20km in the rain
the journal of Michael Werneburg
twenty-seven years and one million words
I was at Yonge and Sheppard and had to get home at Queen and Woodbine. I was on my bike. It began to drizzle almost immediately.
It looked like it might blow over, though, so I pressed on. But by the time I'd gone only a kilometre or two it was real rain. By then I was off the subway line, though, and it seemed to me that turning around might not help matters much. I was wrong. Turning around is exactly what I should have done.
(I made a map about the event here. I'm not sure that I can share the link this way, Google maps works in strange ways.)
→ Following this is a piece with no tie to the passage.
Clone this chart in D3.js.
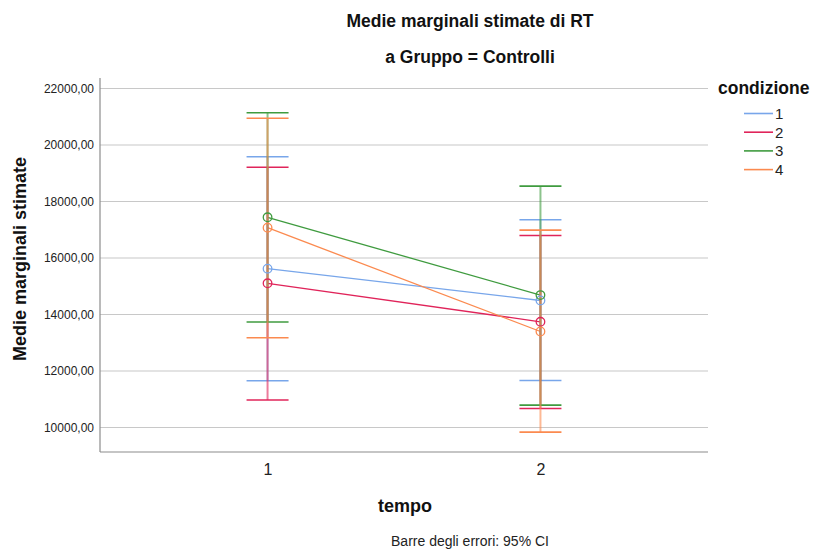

This Spring, we're having unusually strong rain storms. I don't know why, but it was just sheeting down. Also, it was about 12ÂșC. By the time I got to Victoria Park (a little too far east, but that far up the city there aren't too many through streets that go to where I live) I knew I was in for a difficult ride. By the time I got to Sheppard and Lawrence I was soaked from head to toe. It didn't help that the cars were throwing up sheets of puddle water.
I think that Lawrence in particular stood out because I know that it's still a long way from home. It was also at about that point that the rain was hard enough that it was getting difficult to see. But I pressed on.
Along the whole length of Victoria Park, I saw people slumped on the benches of the bus stops. I'd not seen one bus the whole route (probably ten kilometres or more) and it looked like everyone had been waiting a good long while. Some were even standing about in the rain, having presumably given up on keeping dry.
I don't know how long it took any of them to finally get where they were going, but I finally got home at about 80 minutes after I'd left. At least 60 minutes of which was spent under steady to hard rain. I was weary enough when I got home that I couldn't lift the bike up the final sets of stairs to the shed at the top of the yard: the poor undeserving thing spent the night in the rain (which turned into an electrical storm).
All's well that ends, though. If it hadn't been raining it would have been quite an adventure.
I've decided that not only is my fifteen year old modified mountain bike just about perfect for this city (it's more rugged and able to deal with Toronto's rough roads), it actually has some distinct advantages over the one I left in Tokyo: for one thing the fat wheels have surprisingly good rolling capability, it's a much better "glider" than you'd expect from looking at it; also, the frame's shape suits me quite well, with a low top tube, a long handlebar stem, and 26" wheels that provide more agility than the 700c wheels I had on the other bike. I was very glad that I was riding something with 1.5"+ tires!